The problem: Each line from the beginning of the data below through the line containing "0.17, -0.17]" should be repeated exactly, please.

-- start --

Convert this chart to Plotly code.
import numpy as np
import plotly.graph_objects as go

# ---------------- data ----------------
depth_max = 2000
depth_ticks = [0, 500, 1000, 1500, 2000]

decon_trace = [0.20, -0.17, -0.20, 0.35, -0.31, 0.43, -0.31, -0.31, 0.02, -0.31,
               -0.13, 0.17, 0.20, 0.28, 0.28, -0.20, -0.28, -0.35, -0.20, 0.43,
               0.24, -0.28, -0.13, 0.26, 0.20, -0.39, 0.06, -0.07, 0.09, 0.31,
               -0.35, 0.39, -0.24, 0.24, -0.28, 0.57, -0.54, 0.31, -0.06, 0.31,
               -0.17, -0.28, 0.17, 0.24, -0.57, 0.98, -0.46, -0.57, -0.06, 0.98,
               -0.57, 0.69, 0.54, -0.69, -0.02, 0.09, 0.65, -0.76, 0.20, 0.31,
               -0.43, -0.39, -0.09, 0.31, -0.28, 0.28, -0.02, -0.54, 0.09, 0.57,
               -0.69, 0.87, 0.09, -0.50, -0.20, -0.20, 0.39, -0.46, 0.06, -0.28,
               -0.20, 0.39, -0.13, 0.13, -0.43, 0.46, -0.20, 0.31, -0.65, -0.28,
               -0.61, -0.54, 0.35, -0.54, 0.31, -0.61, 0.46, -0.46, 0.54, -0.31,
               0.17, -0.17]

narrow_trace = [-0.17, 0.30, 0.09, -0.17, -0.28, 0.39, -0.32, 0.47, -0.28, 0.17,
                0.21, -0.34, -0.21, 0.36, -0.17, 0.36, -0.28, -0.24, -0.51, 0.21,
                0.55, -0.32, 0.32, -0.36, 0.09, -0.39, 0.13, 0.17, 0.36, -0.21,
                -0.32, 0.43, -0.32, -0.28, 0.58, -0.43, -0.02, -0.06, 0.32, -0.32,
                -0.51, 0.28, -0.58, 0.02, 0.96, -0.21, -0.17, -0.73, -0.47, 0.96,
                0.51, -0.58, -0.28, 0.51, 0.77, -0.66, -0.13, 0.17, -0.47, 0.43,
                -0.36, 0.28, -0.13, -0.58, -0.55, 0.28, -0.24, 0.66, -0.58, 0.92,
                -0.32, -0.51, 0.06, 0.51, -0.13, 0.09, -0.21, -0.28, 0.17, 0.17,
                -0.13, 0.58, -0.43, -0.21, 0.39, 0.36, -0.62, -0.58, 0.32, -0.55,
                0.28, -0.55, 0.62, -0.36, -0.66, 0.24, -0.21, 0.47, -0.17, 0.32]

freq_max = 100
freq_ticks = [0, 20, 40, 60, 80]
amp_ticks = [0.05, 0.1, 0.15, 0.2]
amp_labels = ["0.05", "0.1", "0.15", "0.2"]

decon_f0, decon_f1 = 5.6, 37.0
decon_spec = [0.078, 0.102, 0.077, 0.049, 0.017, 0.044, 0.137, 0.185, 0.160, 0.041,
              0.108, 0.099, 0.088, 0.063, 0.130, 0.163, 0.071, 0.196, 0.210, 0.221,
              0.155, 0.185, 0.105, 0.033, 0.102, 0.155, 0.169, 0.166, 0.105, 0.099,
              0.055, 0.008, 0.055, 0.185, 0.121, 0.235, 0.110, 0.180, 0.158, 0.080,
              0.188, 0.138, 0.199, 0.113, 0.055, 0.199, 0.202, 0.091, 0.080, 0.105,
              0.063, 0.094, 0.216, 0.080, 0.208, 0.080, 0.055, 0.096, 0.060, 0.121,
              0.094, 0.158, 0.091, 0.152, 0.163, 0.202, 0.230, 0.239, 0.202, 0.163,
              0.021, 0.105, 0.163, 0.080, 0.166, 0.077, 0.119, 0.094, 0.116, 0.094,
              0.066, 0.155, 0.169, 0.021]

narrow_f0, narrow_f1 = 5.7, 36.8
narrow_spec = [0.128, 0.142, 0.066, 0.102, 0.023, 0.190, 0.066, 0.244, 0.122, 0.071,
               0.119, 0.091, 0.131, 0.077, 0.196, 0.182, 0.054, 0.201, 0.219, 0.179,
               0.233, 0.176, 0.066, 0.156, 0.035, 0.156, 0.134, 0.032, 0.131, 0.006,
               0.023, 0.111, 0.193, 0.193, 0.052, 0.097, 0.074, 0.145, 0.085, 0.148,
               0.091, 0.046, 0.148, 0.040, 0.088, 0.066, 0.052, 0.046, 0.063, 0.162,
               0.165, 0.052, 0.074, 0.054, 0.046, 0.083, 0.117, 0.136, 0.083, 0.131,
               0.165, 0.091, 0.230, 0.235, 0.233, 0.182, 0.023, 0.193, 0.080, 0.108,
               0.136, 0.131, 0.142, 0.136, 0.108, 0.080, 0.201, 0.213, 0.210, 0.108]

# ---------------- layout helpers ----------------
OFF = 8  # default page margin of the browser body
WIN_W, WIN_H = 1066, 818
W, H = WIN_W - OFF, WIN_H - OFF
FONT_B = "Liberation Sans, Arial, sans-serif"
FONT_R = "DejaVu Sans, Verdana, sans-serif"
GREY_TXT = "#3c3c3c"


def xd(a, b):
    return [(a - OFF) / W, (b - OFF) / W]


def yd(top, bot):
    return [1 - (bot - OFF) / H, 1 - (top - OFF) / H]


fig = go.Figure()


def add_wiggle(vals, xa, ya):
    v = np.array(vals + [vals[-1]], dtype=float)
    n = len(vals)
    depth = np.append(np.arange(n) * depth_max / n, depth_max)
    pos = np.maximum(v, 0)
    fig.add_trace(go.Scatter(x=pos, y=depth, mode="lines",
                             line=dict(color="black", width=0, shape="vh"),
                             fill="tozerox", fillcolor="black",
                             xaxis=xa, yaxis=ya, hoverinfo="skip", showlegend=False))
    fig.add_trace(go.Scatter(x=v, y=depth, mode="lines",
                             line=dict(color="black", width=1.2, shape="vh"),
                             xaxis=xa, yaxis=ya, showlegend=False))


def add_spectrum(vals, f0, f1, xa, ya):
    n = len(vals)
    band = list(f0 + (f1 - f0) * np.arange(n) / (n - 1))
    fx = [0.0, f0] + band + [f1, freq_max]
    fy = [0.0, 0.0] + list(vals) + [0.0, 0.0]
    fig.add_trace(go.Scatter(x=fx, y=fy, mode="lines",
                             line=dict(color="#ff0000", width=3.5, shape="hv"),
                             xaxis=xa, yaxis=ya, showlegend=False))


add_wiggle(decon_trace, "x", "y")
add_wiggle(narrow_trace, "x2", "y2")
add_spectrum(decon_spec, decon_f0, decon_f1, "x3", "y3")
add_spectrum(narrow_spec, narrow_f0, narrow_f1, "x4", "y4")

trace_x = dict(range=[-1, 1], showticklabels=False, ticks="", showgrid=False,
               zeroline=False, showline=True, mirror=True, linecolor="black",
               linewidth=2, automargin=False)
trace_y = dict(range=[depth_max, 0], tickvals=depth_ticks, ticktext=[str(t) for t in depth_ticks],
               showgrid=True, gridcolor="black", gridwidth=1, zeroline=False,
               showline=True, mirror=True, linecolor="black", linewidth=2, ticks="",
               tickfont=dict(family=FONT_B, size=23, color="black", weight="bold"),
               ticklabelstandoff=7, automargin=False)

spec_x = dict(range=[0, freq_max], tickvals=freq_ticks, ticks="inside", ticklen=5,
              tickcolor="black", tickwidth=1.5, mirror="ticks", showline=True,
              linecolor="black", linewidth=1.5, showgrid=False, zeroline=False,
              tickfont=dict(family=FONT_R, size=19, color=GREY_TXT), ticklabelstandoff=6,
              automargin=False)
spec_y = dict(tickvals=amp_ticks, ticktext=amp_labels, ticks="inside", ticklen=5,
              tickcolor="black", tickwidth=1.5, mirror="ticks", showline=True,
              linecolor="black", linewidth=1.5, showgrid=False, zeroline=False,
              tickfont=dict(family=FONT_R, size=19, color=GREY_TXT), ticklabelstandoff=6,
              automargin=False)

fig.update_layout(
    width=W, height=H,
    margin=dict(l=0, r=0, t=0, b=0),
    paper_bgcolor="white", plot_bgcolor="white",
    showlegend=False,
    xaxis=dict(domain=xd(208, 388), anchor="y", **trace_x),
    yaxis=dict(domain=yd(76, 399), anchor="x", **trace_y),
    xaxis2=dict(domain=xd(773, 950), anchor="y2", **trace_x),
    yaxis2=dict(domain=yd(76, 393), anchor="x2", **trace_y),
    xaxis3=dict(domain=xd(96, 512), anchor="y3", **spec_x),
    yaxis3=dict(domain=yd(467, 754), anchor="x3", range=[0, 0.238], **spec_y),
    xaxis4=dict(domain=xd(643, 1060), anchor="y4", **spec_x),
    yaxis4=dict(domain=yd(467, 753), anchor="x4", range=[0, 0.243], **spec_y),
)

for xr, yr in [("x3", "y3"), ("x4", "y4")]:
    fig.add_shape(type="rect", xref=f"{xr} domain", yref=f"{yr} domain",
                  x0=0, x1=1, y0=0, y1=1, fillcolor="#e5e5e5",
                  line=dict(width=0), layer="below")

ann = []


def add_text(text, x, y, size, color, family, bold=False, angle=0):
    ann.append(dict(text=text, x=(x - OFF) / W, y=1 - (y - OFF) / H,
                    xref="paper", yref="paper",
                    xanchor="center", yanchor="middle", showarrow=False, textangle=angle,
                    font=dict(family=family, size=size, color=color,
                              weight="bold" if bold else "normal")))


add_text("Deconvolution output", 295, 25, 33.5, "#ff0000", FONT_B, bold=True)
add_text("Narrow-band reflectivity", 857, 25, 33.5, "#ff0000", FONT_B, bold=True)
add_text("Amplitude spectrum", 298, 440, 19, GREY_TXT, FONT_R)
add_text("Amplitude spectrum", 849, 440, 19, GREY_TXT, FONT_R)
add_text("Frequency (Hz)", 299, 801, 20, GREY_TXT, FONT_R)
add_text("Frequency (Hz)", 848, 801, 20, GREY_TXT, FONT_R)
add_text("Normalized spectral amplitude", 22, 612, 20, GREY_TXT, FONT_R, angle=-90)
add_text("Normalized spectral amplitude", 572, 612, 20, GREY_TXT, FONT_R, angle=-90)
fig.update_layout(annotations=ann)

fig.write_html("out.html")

-- end --

Response to the task:
Convert this chart to Plotly code.
import numpy as np
import plotly.graph_objects as go

# ---------------- data ----------------
depth_max = 2000
depth_ticks = [0, 500, 1000, 1500, 2000]

decon_trace = [0.20, -0.17, -0.20, 0.35, -0.31, 0.43, -0.31, -0.31, 0.02, -0.31,
               -0.13, 0.17, 0.20, 0.28, 0.28, -0.20, -0.28, -0.35, -0.20, 0.43,
               0.24, -0.28, -0.13, 0.26, 0.20, -0.39, 0.06, -0.07, 0.09, 0.31,
               -0.35, 0.39, -0.24, 0.24, -0.28, 0.57, -0.54, 0.31, -0.06, 0.31,
               -0.17, -0.28, 0.17, 0.24, -0.57, 0.98, -0.46, -0.57, -0.06, 0.98,
               -0.57, 0.69, 0.54, -0.69, -0.02, 0.09, 0.65, -0.76, 0.20, 0.31,
               -0.43, -0.39, -0.09, 0.31, -0.28, 0.28, -0.02, -0.54, 0.09, 0.57,
               -0.69, 0.87, 0.09, -0.50, -0.20, -0.20, 0.39, -0.46, 0.06, -0.28,
               -0.20, 0.39, -0.13, 0.13, -0.43, 0.46, -0.20, 0.31, -0.65, -0.28,
               -0.61, -0.54, 0.35, -0.54, 0.31, -0.61, 0.46, -0.46, 0.54, -0.31,
               0.17, -0.17]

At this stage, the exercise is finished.